- Information provided -
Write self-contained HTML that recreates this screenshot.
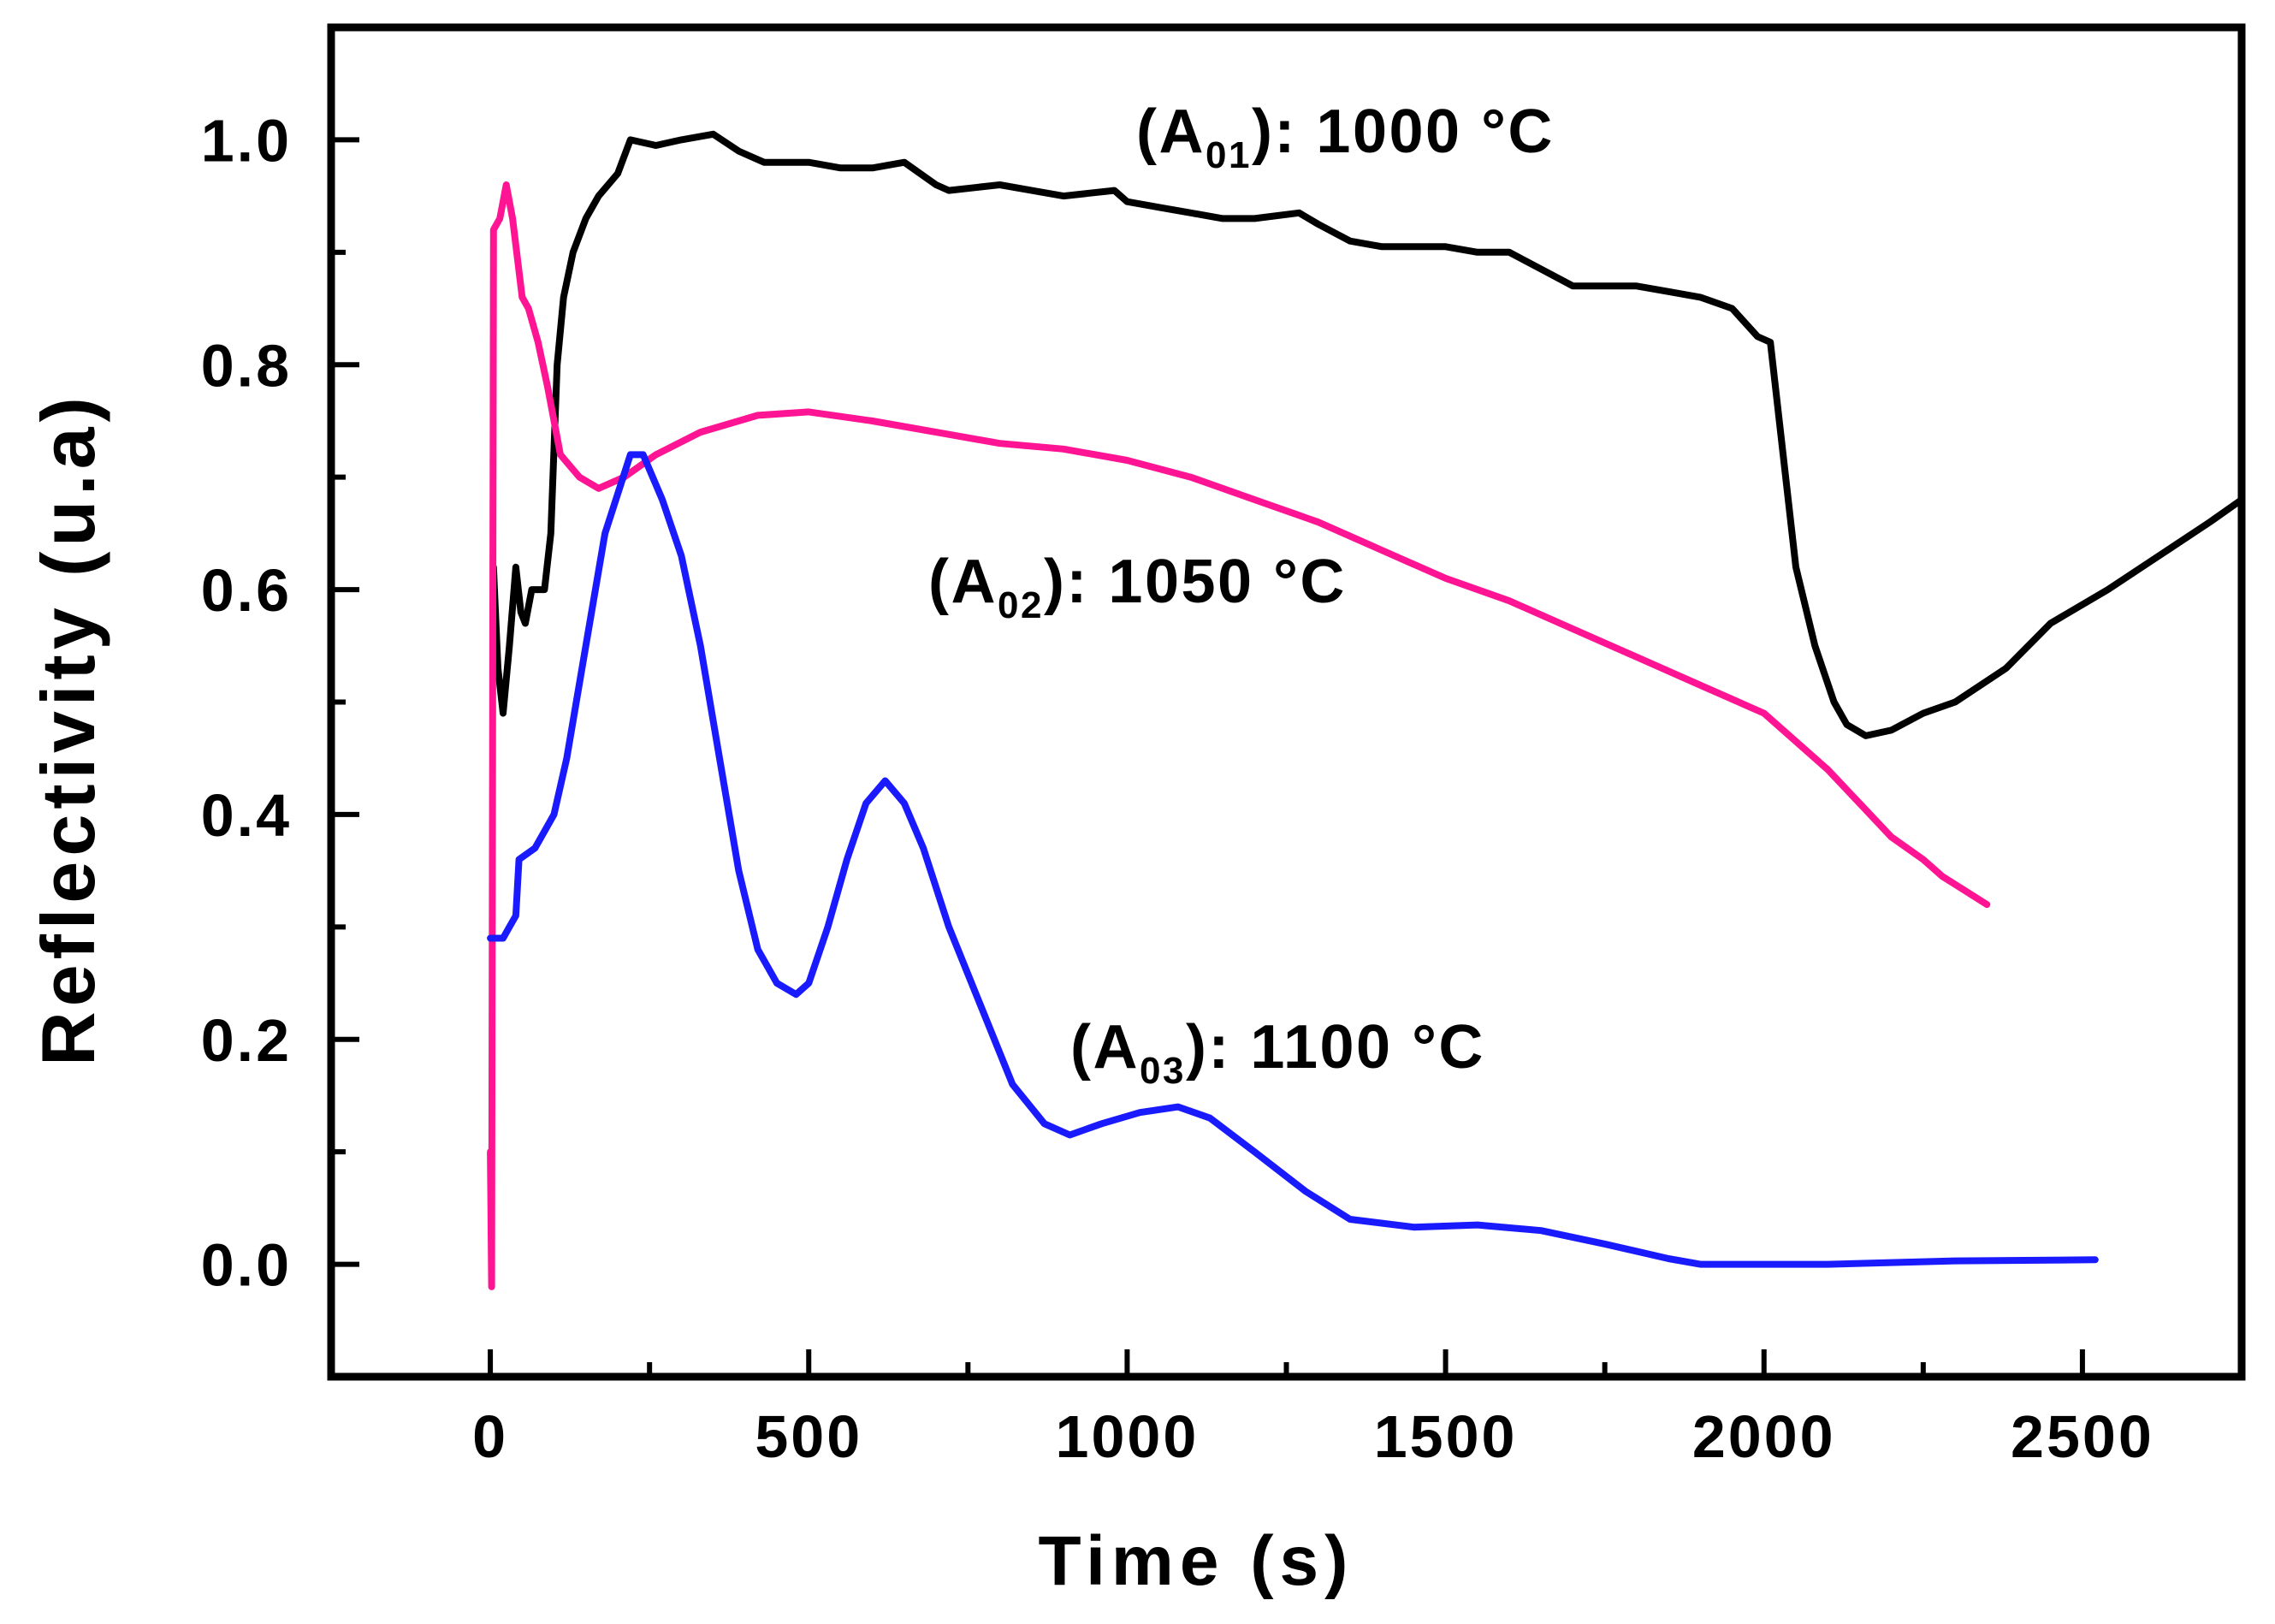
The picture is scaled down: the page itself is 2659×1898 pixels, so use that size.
<!DOCTYPE html>
<html><head><meta charset="utf-8"><style>
html,body{margin:0;padding:0;background:#fff}
svg{display:block;font-family:"Liberation Sans",Arial,sans-serif;font-weight:bold}
</style></head><body>
<svg id="chart" width="2659" height="1898" viewBox="0 0 2659 1898">
<g id="marks"></g>
<g id="axes"></g>
<text x="1328" y="178" font-size="72" letter-spacing="2.5">(A<tspan font-size="44" dy="18">01</tspan><tspan dy="-18">): 1000 °C</tspan></text>
<text x="1085" y="704" font-size="72" letter-spacing="2.5">(A<tspan font-size="44" dy="18">02</tspan><tspan dy="-18">): 1050 °C</tspan></text>
<text x="1251" y="1248" font-size="72" letter-spacing="2.5">(A<tspan font-size="44" dy="18">03</tspan><tspan dy="-18">): 1100 °C</tspan></text>
<text x="1398" y="1852" font-size="82" letter-spacing="7" text-anchor="middle">Time (s)</text>
<text transform="translate(110,852) rotate(-90)" font-size="88" letter-spacing="6" text-anchor="middle">Reflectivity (u.a)</text>
</svg>
<script>
const xTicks=[0,500,1000,1500,2000,2500];
const yTicks=[0.0,0.2,0.4,0.6,0.8,1.0];
const yTickLabels=["0.0","0.2","0.4","0.6","0.8","1.0"];
const a01T=[5,12,20,30,40,48,55,65,85,95,105,115,130,150,170,200,220,260,300,350,390,430,500,550,600,650,700,720,800,850,900,980,1000,1050,1100,1150,1200,1270,1300,1350,1400,1500,1550,1600,1650,1700,1800,1850,1900,1950,1990,2010,2030,2050,2080,2110,2130,2160,2200,2250,2300,2380,2450,2540,2620,2700,2750];
const a01V=[0.62,0.53,0.49,0.55,0.62,0.58,0.57,0.6,0.6,0.65,0.8,0.86,0.9,0.93,0.95,0.97,1.0,0.995,1.0,1.005,0.99,0.98,0.98,0.975,0.975,0.98,0.96,0.955,0.96,0.955,0.95,0.955,0.945,0.94,0.935,0.93,0.93,0.935,0.925,0.91,0.905,0.905,0.9,0.9,0.885,0.87,0.87,0.865,0.86,0.85,0.825,0.82,0.72,0.62,0.55,0.5,0.48,0.47,0.475,0.49,0.5,0.53,0.57,0.6,0.63,0.66,0.68];
const a02T=[0,2,5,15,25,35,50,60,75,90,110,140,170,210,260,330,420,500,600,700,800,900,1000,1100,1200,1300,1400,1500,1600,1700,1800,1900,2000,2050,2100,2150,2200,2250,2280,2350];
const a02V=[0.1,-0.02,0.92,0.93,0.96,0.93,0.86,0.85,0.82,0.78,0.72,0.7,0.69,0.7,0.72,0.74,0.755,0.758,0.75,0.74,0.73,0.725,0.715,0.7,0.68,0.66,0.635,0.61,0.59,0.565,0.54,0.515,0.49,0.465,0.44,0.41,0.38,0.36,0.345,0.32];
const a03T=[0,20,30,40,45,70,100,120,150,180,220,240,270,300,330,360,390,420,450,480,500,530,560,590,620,650,680,720,770,820,870,910,960,1020,1080,1130,1200,1280,1350,1450,1550,1650,1750,1850,1900,2100,2300,2520];
const a03V=[0.29,0.29,0.3,0.31,0.36,0.37,0.4,0.45,0.55,0.65,0.72,0.72,0.68,0.63,0.55,0.45,0.35,0.28,0.25,0.24,0.25,0.3,0.36,0.41,0.43,0.41,0.37,0.3,0.23,0.16,0.125,0.115,0.125,0.135,0.14,0.13,0.1,0.065,0.04,0.033,0.035,0.03,0.018,0.005,0,0,0.003,0.004];
const L=387,R=2620,T=32,B=1609,xMin=-250,xMax=2750,yMin=-0.1,yMax=1.1;
function sx(v){return L+(v-xMin)/(xMax-xMin)*(R-L);}
function sy(v){return B-(v-yMin)/(yMax-yMin)*(B-T);}
const NS="http://www.w3.org/2000/svg";
const marks=document.getElementById('marks'),axes=document.getElementById('axes');
function mk(tag,attrs,parent){const e=document.createElementNS(NS,tag);for(const k in attrs)e.setAttribute(k,attrs[k]);parent.appendChild(e);return e;}
function series(t,v,color,name){
  const d=t.map((x,i)=>(i?'L':'M')+sx(x).toFixed(1)+' '+sy(v[i]).toFixed(1)).join(' ');
  const p=mk('path',{d:d,fill:'none',stroke:color,'stroke-width':8,'stroke-linejoin':'round','stroke-linecap':'round'},marks);
  
  
}
series(a01T,a01V,'#000','series-a01-1000c');
series(a02T,a02V,'#ff1493','series-a02-1050c');
series(a03T,a03V,'#1a1aff','series-a03-1100c');
const frame=mk('rect',{x:L,y:T,width:R-L,height:B-T,fill:'none',stroke:'#000','stroke-width':9},axes);


for(let v=-250;v<=2750;v+=250){
  const major=(v%500===0);
  const tk=mk('line',{x1:sx(v),x2:sx(v),y1:B,y2:B-(major?32:17),stroke:'#000','stroke-width':6},axes);
  
  
}
xTicks.forEach(v=>{
  const t=mk('text',{x:sx(v),y:1703,'font-size':70,'letter-spacing':3,'text-anchor':'middle'},axes);
  t.textContent=v;
  
  
});
for(let i=-1;i<=10;i++){
  const v=i/10,major=(i%2===0);
  const tk=mk('line',{x1:L,x2:L+(major?33:17),y1:sy(v),y2:sy(v),stroke:'#000','stroke-width':6},axes);
  
  
}
yTicks.forEach((v,i)=>{
  const t=mk('text',{x:341,y:sy(v)+25,'font-size':70,'letter-spacing':3,'text-anchor':'end'},axes);
  t.textContent=yTickLabels[i];
  
  
});
</script>
</body></html>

- Problem to work on -
Return each line of the data, keeping its wording exact and omitting pictures.

- Task solution -
Write self-contained HTML that recreates this screenshot.
The picture is scaled down: the page itself is 2659×1898 pixels, so use that size.
<!DOCTYPE html>
<html><head><meta charset="utf-8"><style>
html,body{margin:0;padding:0;background:#fff}
svg{display:block;font-family:"Liberation Sans",Arial,sans-serif;font-weight:bold}
</style></head><body>
<svg id="chart" width="2659" height="1898" viewBox="0 0 2659 1898">
<g id="marks"></g>
<g id="axes"></g>
<text x="1328" y="178" font-size="72" letter-spacing="2.5">(A<tspan font-size="44" dy="18">01</tspan><tspan dy="-18">): 1000 °C</tspan></text>
<text x="1085" y="704" font-size="72" letter-spacing="2.5">(A<tspan font-size="44" dy="18">02</tspan><tspan dy="-18">): 1050 °C</tspan></text>
<text x="1251" y="1248" font-size="72" letter-spacing="2.5">(A<tspan font-size="44" dy="18">03</tspan><tspan dy="-18">): 1100 °C</tspan></text>
<text x="1398" y="1852" font-size="82" letter-spacing="7" text-anchor="middle">Time (s)</text>
<text transform="translate(110,852) rotate(-90)" font-size="88" letter-spacing="6" text-anchor="middle">Reflectivity (u.a)</text>
</svg>
<script>
const xTicks=[0,500,1000,1500,2000,2500];
const yTicks=[0.0,0.2,0.4,0.6,0.8,1.0];
const yTickLabels=["0.0","0.2","0.4","0.6","0.8","1.0"];
const a01T=[5,12,20,30,40,48,55,65,85,95,105,115,130,150,170,200,220,260,300,350,390,430,500,550,600,650,700,720,800,850,900,980,1000,1050,1100,1150,1200,1270,1300,1350,1400,1500,1550,1600,1650,1700,1800,1850,1900,1950,1990,2010,2030,2050,2080,2110,2130,2160,2200,2250,2300,2380,2450,2540,2620,2700,2750];
const a01V=[0.62,0.53,0.49,0.55,0.62,0.58,0.57,0.6,0.6,0.65,0.8,0.86,0.9,0.93,0.95,0.97,1.0,0.995,1.0,1.005,0.99,0.98,0.98,0.975,0.975,0.98,0.96,0.955,0.96,0.955,0.95,0.955,0.945,0.94,0.935,0.93,0.93,0.935,0.925,0.91,0.905,0.905,0.9,0.9,0.885,0.87,0.87,0.865,0.86,0.85,0.825,0.82,0.72,0.62,0.55,0.5,0.48,0.47,0.475,0.49,0.5,0.53,0.57,0.6,0.63,0.66,0.68];
const a02T=[0,2,5,15,25,35,50,60,75,90,110,140,170,210,260,330,420,500,600,700,800,900,1000,1100,1200,1300,1400,1500,1600,1700,1800,1900,2000,2050,2100,2150,2200,2250,2280,2350];
const a02V=[0.1,-0.02,0.92,0.93,0.96,0.93,0.86,0.85,0.82,0.78,0.72,0.7,0.69,0.7,0.72,0.74,0.755,0.758,0.75,0.74,0.73,0.725,0.715,0.7,0.68,0.66,0.635,0.61,0.59,0.565,0.54,0.515,0.49,0.465,0.44,0.41,0.38,0.36,0.345,0.32];
const a03T=[0,20,30,40,45,70,100,120,150,180,220,240,270,300,330,360,390,420,450,480,500,530,560,590,620,650,680,720,770,820,870,910,960,1020,1080,1130,1200,1280,1350,1450,1550,1650,1750,1850,1900,2100,2300,2520];
const a03V=[0.29,0.29,0.3,0.31,0.36,0.37,0.4,0.45,0.55,0.65,0.72,0.72,0.68,0.63,0.55,0.45,0.35,0.28,0.25,0.24,0.25,0.3,0.36,0.41,0.43,0.41,0.37,0.3,0.23,0.16,0.125,0.115,0.125,0.135,0.14,0.13,0.1,0.065,0.04,0.033,0.035,0.03,0.018,0.005,0,0,0.003,0.004];
const L=387,R=2620,T=32,B=1609,xMin=-250,xMax=2750,yMin=-0.1,yMax=1.1;
function sx(v){return L+(v-xMin)/(xMax-xMin)*(R-L);}
function sy(v){return B-(v-yMin)/(yMax-yMin)*(B-T);}
const NS="http://www.w3.org/2000/svg";
const marks=document.getElementById('marks'),axes=document.getElementById('axes');
function mk(tag,attrs,parent){const e=document.createElementNS(NS,tag);for(const k in attrs)e.setAttribute(k,attrs[k]);parent.appendChild(e);return e;}
function series(t,v,color,name){
  const d=t.map((x,i)=>(i?'L':'M')+sx(x).toFixed(1)+' '+sy(v[i]).toFixed(1)).join(' ');
  const p=mk('path',{d:d,fill:'none',stroke:color,'stroke-width':8,'stroke-linejoin':'round','stroke-linecap':'round'},marks);
  
  
}
series(a01T,a01V,'#000','series-a01-1000c');
series(a02T,a02V,'#ff1493','series-a02-1050c');
series(a03T,a03V,'#1a1aff','series-a03-1100c');
const frame=mk('rect',{x:L,y:T,width:R-L,height:B-T,fill:'none',stroke:'#000','stroke-width':9},axes);


for(let v=-250;v<=2750;v+=250){
  const major=(v%500===0);
  const tk=mk('line',{x1:sx(v),x2:sx(v),y1:B,y2:B-(major?32:17),stroke:'#000','stroke-width':6},axes);
  
  
}
xTicks.forEach(v=>{
  const t=mk('text',{x:sx(v),y:1703,'font-size':70,'letter-spacing':3,'text-anchor':'middle'},axes);
  t.textContent=v;
  
  
});
for(let i=-1;i<=10;i++){
  const v=i/10,major=(i%2===0);
  const tk=mk('line',{x1:L,x2:L+(major?33:17),y1:sy(v),y2:sy(v),stroke:'#000','stroke-width':6},axes);
  
  
}
yTicks.forEach((v,i)=>{
  const t=mk('text',{x:341,y:sy(v)+25,'font-size':70,'letter-spacing':3,'text-anchor':'end'},axes);
  t.textContent=yTickLabels[i];
  
  
});
</script>
</body></html>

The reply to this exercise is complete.